Betriebswirtschaftlich sind die meisten Unternehmen zunächst gefordert, Nutzen zu stiften. Nach außen markiert das eine wichtige Voraussetzung, damit sich Nutzer finden, die zu Kunden werden und für diesen Nutzen bezahlen, da er ein für sie relevantes Problem löst. Nach innen stiftet dieser verkaufte Nutzen Identifikation und dient der Motivation – sofern die Mitarbeiter ihn als lebensdienlich empfinden. So gesehen ist Purpose im Sinne von echtem Nutzen auch ein Teil von nachhaltiger Unternehmensführung, die vor allem die Langlebigkeit der Organisation sichern soll. Klingt einfach?
Dann dürfte es Ihnen jetzt leichtfallen, folgende Fragen für Ihre Organisation zu beantworten: Was an unserer Wertschöpfung ist wirklich nützlich – auch für nachfolgende Generationen? Und was dann würde schmerzlich vermisst, wenn wir morgen nicht mehr existieren? Worin sind wir richtig gut? Was ist unsere gemeinsame Leidenschaft im Team? Idealerweise finden Sie nicht nur Antworten, sondern auch eine enge Verknüpfung von Leidenschaft, Stärke und Wertschöpfung. Nach meiner Erfahrung ist dieses Dreieck oft kraftvoller als wohlklingende Corporate-Statements zur Weltrettung.

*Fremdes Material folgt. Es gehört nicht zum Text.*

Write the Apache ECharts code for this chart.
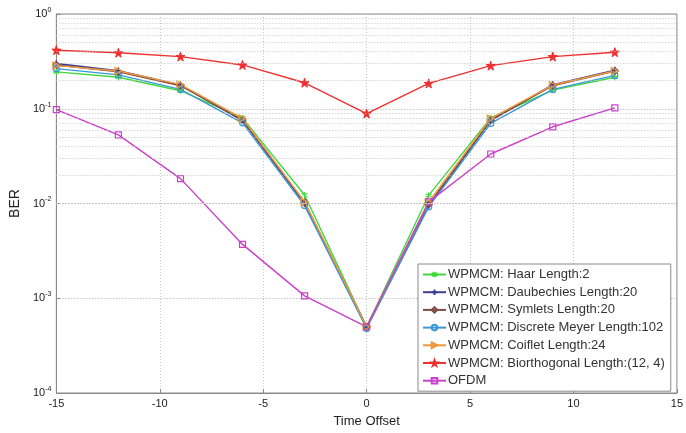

Bei nutzenstiftenden Organisationen erlebe ich drei Faktoren besonders ausgeprägt. Erstens: Der Visions-Elefant wird radikal in Scheiben geschnitten. Geschäftsbereich und Teams formulieren kleine Missiönchen für ihre Vorhaben, die als greifbare Motivationsanker dienen. Zweitens: Nicht nur Kunden werden personalisiert bearbeitet und damit individuell bedient, sondern auch Mitarbeiter. Das Unternehmen erkennt und sieht jeden einzelnen Menschen mit seinen Talenten und Bedürfnissen. Drittens: Das „gute Unternehmen“ wird nicht an eine höhere Vorstandsmacht oder die CSR-Abteilung delegiert, sondern liegt in den Händen guter Führungskräfte als Kulturgestalter. Die Unternehmenslenker investieren in Führung getreu dem Motto von Jack Ma, Philanthrop und Gründer des chinesischen Milliardenkonzerns Alibaba: „A good boss is better than a good company“ – „Ein guter Chef ist besser als ein gutes Unternehmen“.